### Exercise aim
All the data must come back unchanged, except that pictures are left out.

### Given information
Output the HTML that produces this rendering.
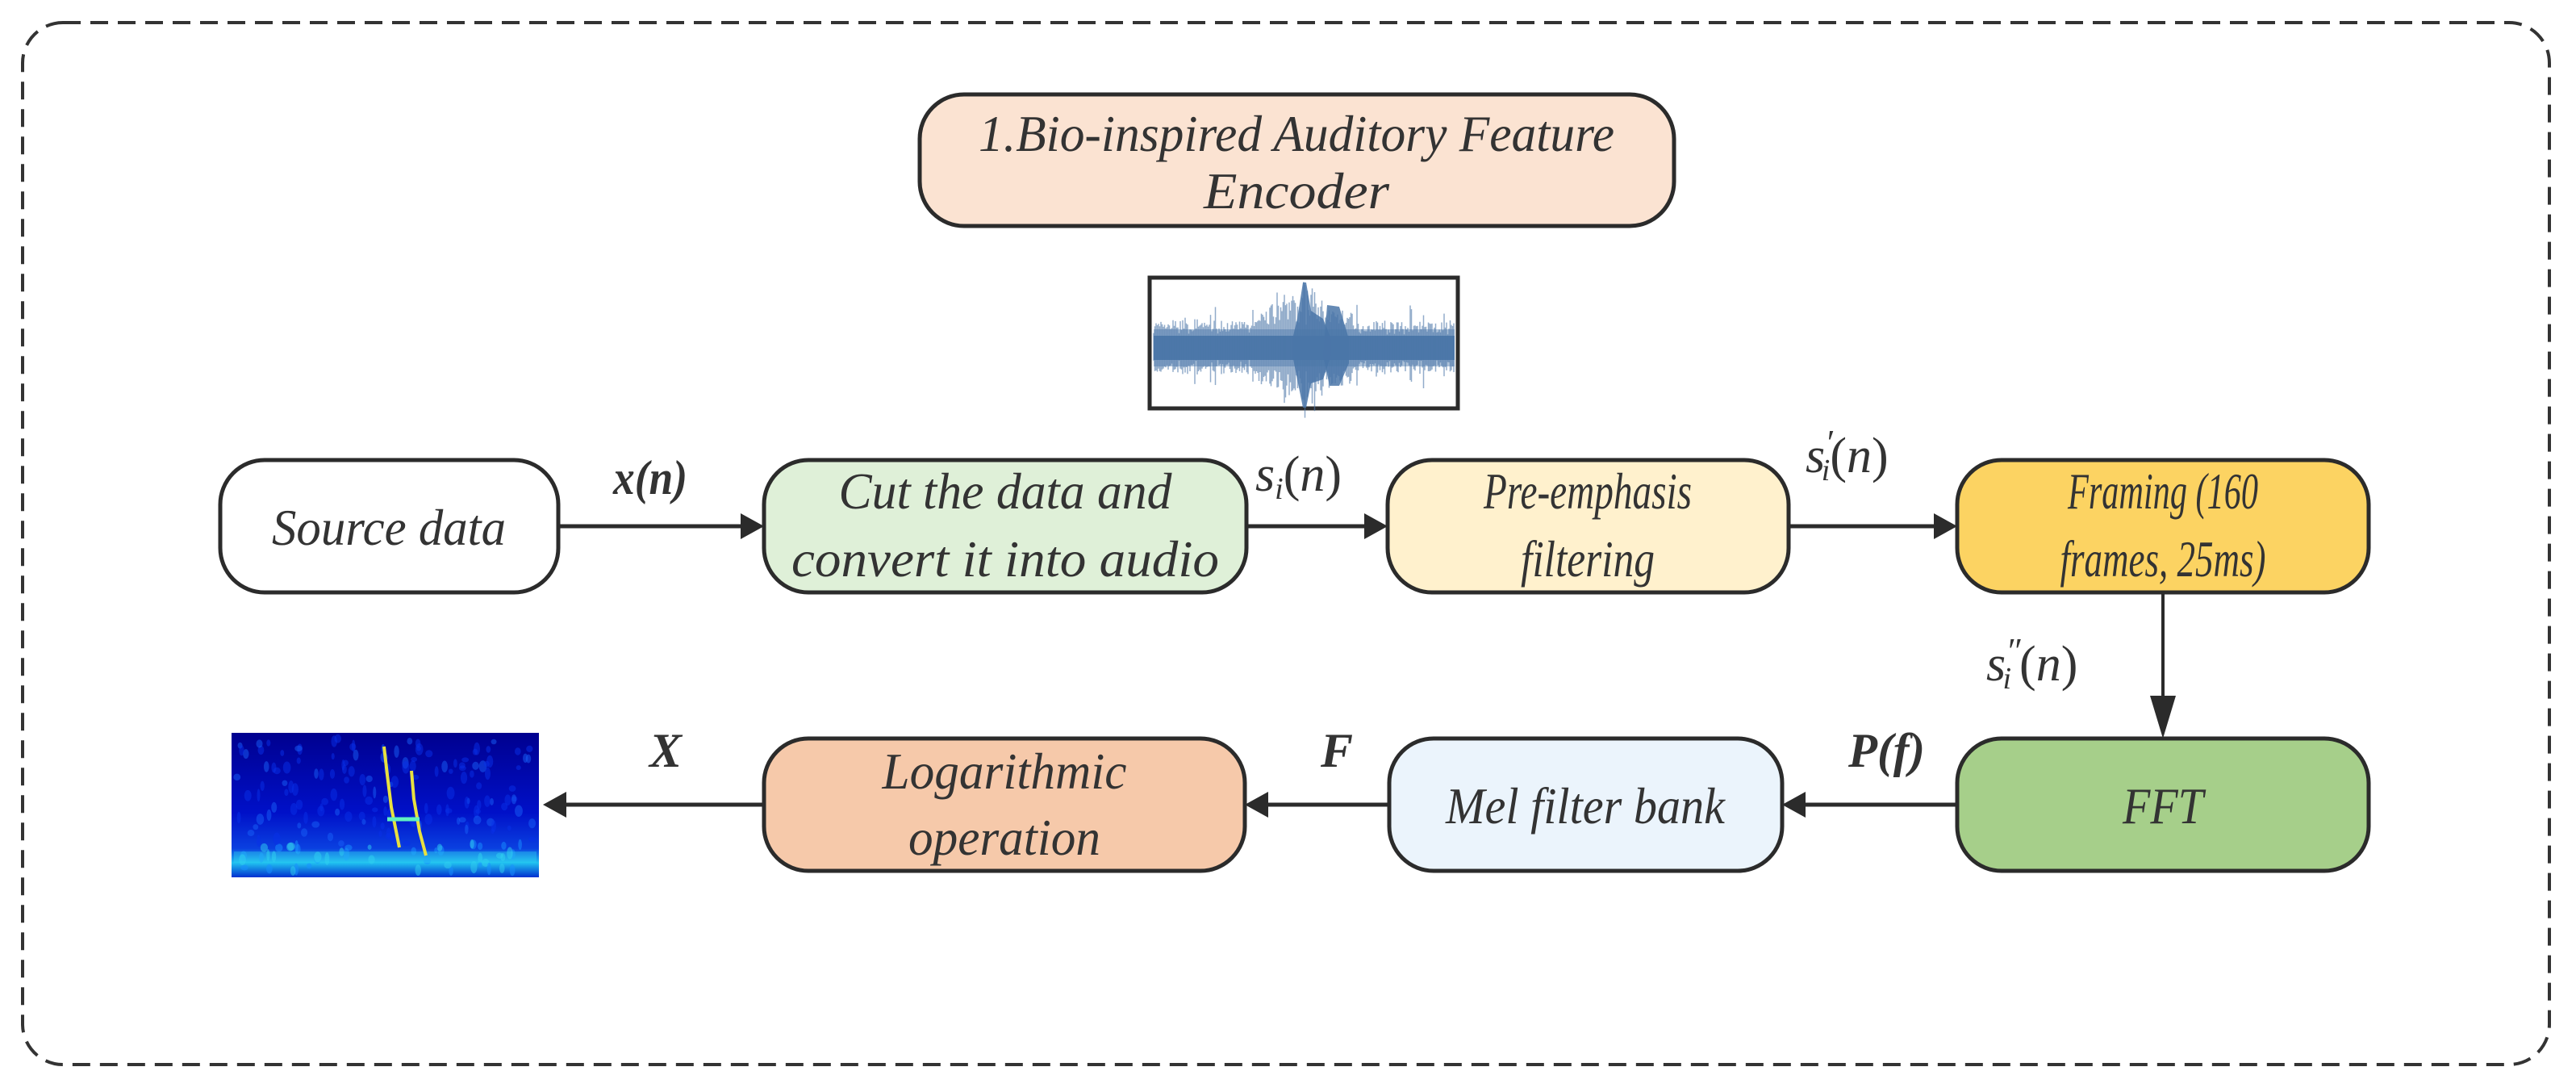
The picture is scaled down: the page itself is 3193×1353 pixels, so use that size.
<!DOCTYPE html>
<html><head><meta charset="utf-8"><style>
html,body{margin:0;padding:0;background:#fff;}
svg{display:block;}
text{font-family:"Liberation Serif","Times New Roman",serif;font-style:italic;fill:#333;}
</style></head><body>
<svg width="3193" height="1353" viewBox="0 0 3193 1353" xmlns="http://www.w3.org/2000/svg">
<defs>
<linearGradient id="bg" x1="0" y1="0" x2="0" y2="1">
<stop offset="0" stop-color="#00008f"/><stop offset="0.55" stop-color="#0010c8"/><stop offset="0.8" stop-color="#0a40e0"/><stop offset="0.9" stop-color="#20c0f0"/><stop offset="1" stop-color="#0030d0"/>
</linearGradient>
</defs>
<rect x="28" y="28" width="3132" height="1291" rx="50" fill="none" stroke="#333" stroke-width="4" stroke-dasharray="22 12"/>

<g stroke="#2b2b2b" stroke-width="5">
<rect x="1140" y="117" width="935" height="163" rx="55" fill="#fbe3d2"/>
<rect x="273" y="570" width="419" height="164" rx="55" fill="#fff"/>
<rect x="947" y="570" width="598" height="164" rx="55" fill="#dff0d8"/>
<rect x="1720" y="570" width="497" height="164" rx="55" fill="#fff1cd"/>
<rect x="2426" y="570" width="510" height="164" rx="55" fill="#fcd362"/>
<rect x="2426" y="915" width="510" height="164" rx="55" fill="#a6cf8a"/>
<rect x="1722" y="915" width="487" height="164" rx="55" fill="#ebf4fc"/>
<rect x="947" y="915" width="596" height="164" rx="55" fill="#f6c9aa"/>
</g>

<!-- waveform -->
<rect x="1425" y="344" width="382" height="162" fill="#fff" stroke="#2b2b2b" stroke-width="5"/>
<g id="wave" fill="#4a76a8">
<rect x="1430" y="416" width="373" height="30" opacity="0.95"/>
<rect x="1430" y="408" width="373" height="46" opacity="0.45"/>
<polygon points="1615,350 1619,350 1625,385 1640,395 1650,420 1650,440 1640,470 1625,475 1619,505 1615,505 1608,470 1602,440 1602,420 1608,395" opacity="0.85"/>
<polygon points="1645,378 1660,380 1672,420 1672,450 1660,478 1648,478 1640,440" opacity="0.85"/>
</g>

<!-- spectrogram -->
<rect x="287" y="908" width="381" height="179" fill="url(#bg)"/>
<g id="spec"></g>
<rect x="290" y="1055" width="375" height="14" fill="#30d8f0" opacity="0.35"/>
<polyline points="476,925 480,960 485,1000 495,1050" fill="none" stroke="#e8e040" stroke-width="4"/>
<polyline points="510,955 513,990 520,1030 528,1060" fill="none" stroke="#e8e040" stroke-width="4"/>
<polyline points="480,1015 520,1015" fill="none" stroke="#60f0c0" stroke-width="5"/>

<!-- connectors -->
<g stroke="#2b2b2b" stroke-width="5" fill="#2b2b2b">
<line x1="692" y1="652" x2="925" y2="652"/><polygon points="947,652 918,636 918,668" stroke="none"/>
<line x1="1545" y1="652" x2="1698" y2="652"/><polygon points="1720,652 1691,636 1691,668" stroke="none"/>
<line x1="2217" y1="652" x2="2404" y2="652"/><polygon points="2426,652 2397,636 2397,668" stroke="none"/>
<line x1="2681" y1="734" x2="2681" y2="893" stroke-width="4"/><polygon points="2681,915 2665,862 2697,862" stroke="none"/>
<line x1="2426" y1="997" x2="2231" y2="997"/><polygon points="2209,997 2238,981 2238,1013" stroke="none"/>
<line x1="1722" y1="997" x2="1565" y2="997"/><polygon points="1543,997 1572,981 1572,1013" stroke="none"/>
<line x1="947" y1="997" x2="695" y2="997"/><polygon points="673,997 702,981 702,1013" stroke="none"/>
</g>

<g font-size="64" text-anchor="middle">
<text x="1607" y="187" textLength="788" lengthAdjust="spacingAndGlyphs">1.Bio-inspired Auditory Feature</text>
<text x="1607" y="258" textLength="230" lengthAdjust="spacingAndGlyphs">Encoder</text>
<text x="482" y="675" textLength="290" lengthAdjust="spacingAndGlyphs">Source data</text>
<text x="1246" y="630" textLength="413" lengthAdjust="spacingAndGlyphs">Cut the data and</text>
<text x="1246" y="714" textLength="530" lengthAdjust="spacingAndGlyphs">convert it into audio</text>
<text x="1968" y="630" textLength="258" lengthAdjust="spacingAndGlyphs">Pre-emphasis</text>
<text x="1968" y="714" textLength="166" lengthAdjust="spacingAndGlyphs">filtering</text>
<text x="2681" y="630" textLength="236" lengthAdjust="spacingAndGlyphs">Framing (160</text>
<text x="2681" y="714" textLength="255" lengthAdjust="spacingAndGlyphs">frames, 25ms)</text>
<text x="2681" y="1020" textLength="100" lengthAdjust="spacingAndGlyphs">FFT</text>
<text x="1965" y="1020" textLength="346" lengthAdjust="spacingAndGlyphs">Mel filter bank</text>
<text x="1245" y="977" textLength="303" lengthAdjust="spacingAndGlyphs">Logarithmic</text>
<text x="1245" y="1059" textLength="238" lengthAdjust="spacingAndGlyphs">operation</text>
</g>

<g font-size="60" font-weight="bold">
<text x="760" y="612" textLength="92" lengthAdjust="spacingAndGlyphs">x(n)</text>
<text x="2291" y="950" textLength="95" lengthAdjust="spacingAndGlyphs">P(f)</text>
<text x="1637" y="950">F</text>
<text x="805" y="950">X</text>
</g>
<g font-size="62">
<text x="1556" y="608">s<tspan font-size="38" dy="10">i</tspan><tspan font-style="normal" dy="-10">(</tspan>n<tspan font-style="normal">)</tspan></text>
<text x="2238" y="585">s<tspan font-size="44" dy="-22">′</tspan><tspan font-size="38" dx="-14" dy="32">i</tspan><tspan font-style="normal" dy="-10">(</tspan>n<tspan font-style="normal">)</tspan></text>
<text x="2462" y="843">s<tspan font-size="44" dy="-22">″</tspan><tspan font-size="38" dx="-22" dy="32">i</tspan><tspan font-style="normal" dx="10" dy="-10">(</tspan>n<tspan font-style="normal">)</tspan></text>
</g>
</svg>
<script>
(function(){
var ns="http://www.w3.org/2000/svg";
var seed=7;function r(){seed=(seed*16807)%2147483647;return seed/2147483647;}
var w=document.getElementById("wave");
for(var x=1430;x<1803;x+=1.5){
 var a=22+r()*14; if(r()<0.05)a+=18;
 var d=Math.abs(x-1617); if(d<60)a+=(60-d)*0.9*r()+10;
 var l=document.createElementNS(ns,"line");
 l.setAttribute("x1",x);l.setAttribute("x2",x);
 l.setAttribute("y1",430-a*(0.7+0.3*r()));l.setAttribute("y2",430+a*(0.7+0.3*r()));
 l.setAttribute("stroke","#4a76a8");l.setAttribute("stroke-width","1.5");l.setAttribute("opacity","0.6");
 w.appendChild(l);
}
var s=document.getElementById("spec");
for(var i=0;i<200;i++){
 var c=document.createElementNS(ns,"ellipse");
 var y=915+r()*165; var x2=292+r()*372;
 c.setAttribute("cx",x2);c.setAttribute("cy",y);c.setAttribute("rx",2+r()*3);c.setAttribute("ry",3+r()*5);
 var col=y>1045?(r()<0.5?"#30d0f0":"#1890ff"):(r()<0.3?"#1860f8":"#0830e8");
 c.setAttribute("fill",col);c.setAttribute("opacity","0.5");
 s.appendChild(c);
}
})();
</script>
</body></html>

### Exercise output
Output the HTML that produces this rendering.
The picture is scaled down: the page itself is 3193×1353 pixels, so use that size.
<!DOCTYPE html>
<html><head><meta charset="utf-8"><style>
html,body{margin:0;padding:0;background:#fff;}
svg{display:block;}
text{font-family:"Liberation Serif","Times New Roman",serif;font-style:italic;fill:#333;}
</style></head><body>
<svg width="3193" height="1353" viewBox="0 0 3193 1353" xmlns="http://www.w3.org/2000/svg">
<defs>
<linearGradient id="bg" x1="0" y1="0" x2="0" y2="1">
<stop offset="0" stop-color="#00008f"/><stop offset="0.55" stop-color="#0010c8"/><stop offset="0.8" stop-color="#0a40e0"/><stop offset="0.9" stop-color="#20c0f0"/><stop offset="1" stop-color="#0030d0"/>
</linearGradient>
</defs>
<rect x="28" y="28" width="3132" height="1291" rx="50" fill="none" stroke="#333" stroke-width="4" stroke-dasharray="22 12"/>

<g stroke="#2b2b2b" stroke-width="5">
<rect x="1140" y="117" width="935" height="163" rx="55" fill="#fbe3d2"/>
<rect x="273" y="570" width="419" height="164" rx="55" fill="#fff"/>
<rect x="947" y="570" width="598" height="164" rx="55" fill="#dff0d8"/>
<rect x="1720" y="570" width="497" height="164" rx="55" fill="#fff1cd"/>
<rect x="2426" y="570" width="510" height="164" rx="55" fill="#fcd362"/>
<rect x="2426" y="915" width="510" height="164" rx="55" fill="#a6cf8a"/>
<rect x="1722" y="915" width="487" height="164" rx="55" fill="#ebf4fc"/>
<rect x="947" y="915" width="596" height="164" rx="55" fill="#f6c9aa"/>
</g>

<!-- waveform -->
<rect x="1425" y="344" width="382" height="162" fill="#fff" stroke="#2b2b2b" stroke-width="5"/>
<g id="wave" fill="#4a76a8">
<rect x="1430" y="416" width="373" height="30" opacity="0.95"/>
<rect x="1430" y="408" width="373" height="46" opacity="0.45"/>
<polygon points="1615,350 1619,350 1625,385 1640,395 1650,420 1650,440 1640,470 1625,475 1619,505 1615,505 1608,470 1602,440 1602,420 1608,395" opacity="0.85"/>
<polygon points="1645,378 1660,380 1672,420 1672,450 1660,478 1648,478 1640,440" opacity="0.85"/>
</g>

<!-- spectrogram -->
<rect x="287" y="908" width="381" height="179" fill="url(#bg)"/>
<g id="spec"></g>
<rect x="290" y="1055" width="375" height="14" fill="#30d8f0" opacity="0.35"/>
<polyline points="476,925 480,960 485,1000 495,1050" fill="none" stroke="#e8e040" stroke-width="4"/>
<polyline points="510,955 513,990 520,1030 528,1060" fill="none" stroke="#e8e040" stroke-width="4"/>
<polyline points="480,1015 520,1015" fill="none" stroke="#60f0c0" stroke-width="5"/>

<!-- connectors -->
<g stroke="#2b2b2b" stroke-width="5" fill="#2b2b2b">
<line x1="692" y1="652" x2="925" y2="652"/><polygon points="947,652 918,636 918,668" stroke="none"/>
<line x1="1545" y1="652" x2="1698" y2="652"/><polygon points="1720,652 1691,636 1691,668" stroke="none"/>
<line x1="2217" y1="652" x2="2404" y2="652"/><polygon points="2426,652 2397,636 2397,668" stroke="none"/>
<line x1="2681" y1="734" x2="2681" y2="893" stroke-width="4"/><polygon points="2681,915 2665,862 2697,862" stroke="none"/>
<line x1="2426" y1="997" x2="2231" y2="997"/><polygon points="2209,997 2238,981 2238,1013" stroke="none"/>
<line x1="1722" y1="997" x2="1565" y2="997"/><polygon points="1543,997 1572,981 1572,1013" stroke="none"/>
<line x1="947" y1="997" x2="695" y2="997"/><polygon points="673,997 702,981 702,1013" stroke="none"/>
</g>

<g font-size="64" text-anchor="middle">
<text x="1607" y="187" textLength="788" lengthAdjust="spacingAndGlyphs">1.Bio-inspired Auditory Feature</text>
<text x="1607" y="258" textLength="230" lengthAdjust="spacingAndGlyphs">Encoder</text>
<text x="482" y="675" textLength="290" lengthAdjust="spacingAndGlyphs">Source data</text>
<text x="1246" y="630" textLength="413" lengthAdjust="spacingAndGlyphs">Cut the data and</text>
<text x="1246" y="714" textLength="530" lengthAdjust="spacingAndGlyphs">convert it into audio</text>
<text x="1968" y="630" textLength="258" lengthAdjust="spacingAndGlyphs">Pre-emphasis</text>
<text x="1968" y="714" textLength="166" lengthAdjust="spacingAndGlyphs">filtering</text>
<text x="2681" y="630" textLength="236" lengthAdjust="spacingAndGlyphs">Framing (160</text>
<text x="2681" y="714" textLength="255" lengthAdjust="spacingAndGlyphs">frames, 25ms)</text>
<text x="2681" y="1020" textLength="100" lengthAdjust="spacingAndGlyphs">FFT</text>
<text x="1965" y="1020" textLength="346" lengthAdjust="spacingAndGlyphs">Mel filter bank</text>
<text x="1245" y="977" textLength="303" lengthAdjust="spacingAndGlyphs">Logarithmic</text>
<text x="1245" y="1059" textLength="238" lengthAdjust="spacingAndGlyphs">operation</text>
</g>

<g font-size="60" font-weight="bold">
<text x="760" y="612" textLength="92" lengthAdjust="spacingAndGlyphs">x(n)</text>
<text x="2291" y="950" textLength="95" lengthAdjust="spacingAndGlyphs">P(f)</text>
<text x="1637" y="950">F</text>
<text x="805" y="950">X</text>
</g>
<g font-size="62">
<text x="1556" y="608">s<tspan font-size="38" dy="10">i</tspan><tspan font-style="normal" dy="-10">(</tspan>n<tspan font-style="normal">)</tspan></text>
<text x="2238" y="585">s<tspan font-size="44" dy="-22">′</tspan><tspan font-size="38" dx="-14" dy="32">i</tspan><tspan font-style="normal" dy="-10">(</tspan>n<tspan font-style="normal">)</tspan></text>
<text x="2462" y="843">s<tspan font-size="44" dy="-22">″</tspan><tspan font-size="38" dx="-22" dy="32">i</tspan><tspan font-style="normal" dx="10" dy="-10">(</tspan>n<tspan font-style="normal">)</tspan></text>
</g>
</svg>
<script>
(function(){
var ns="http://www.w3.org/2000/svg";
var seed=7;function r(){seed=(seed*16807)%2147483647;return seed/2147483647;}
var w=document.getElementById("wave");
for(var x=1430;x<1803;x+=1.5){
 var a=22+r()*14; if(r()<0.05)a+=18;
 var d=Math.abs(x-1617); if(d<60)a+=(60-d)*0.9*r()+10;
 var l=document.createElementNS(ns,"line");
 l.setAttribute("x1",x);l.setAttribute("x2",x);
 l.setAttribute("y1",430-a*(0.7+0.3*r()));l.setAttribute("y2",430+a*(0.7+0.3*r()));
 l.setAttribute("stroke","#4a76a8");l.setAttribute("stroke-width","1.5");l.setAttribute("opacity","0.6");
 w.appendChild(l);
}
var s=document.getElementById("spec");
for(var i=0;i<200;i++){
 var c=document.createElementNS(ns,"ellipse");
 var y=915+r()*165; var x2=292+r()*372;
 c.setAttribute("cx",x2);c.setAttribute("cy",y);c.setAttribute("rx",2+r()*3);c.setAttribute("ry",3+r()*5);
 var col=y>1045?(r()<0.5?"#30d0f0":"#1890ff"):(r()<0.3?"#1860f8":"#0830e8");
 c.setAttribute("fill",col);c.setAttribute("opacity","0.5");
 s.appendChild(c);
}
})();
</script>
</body></html>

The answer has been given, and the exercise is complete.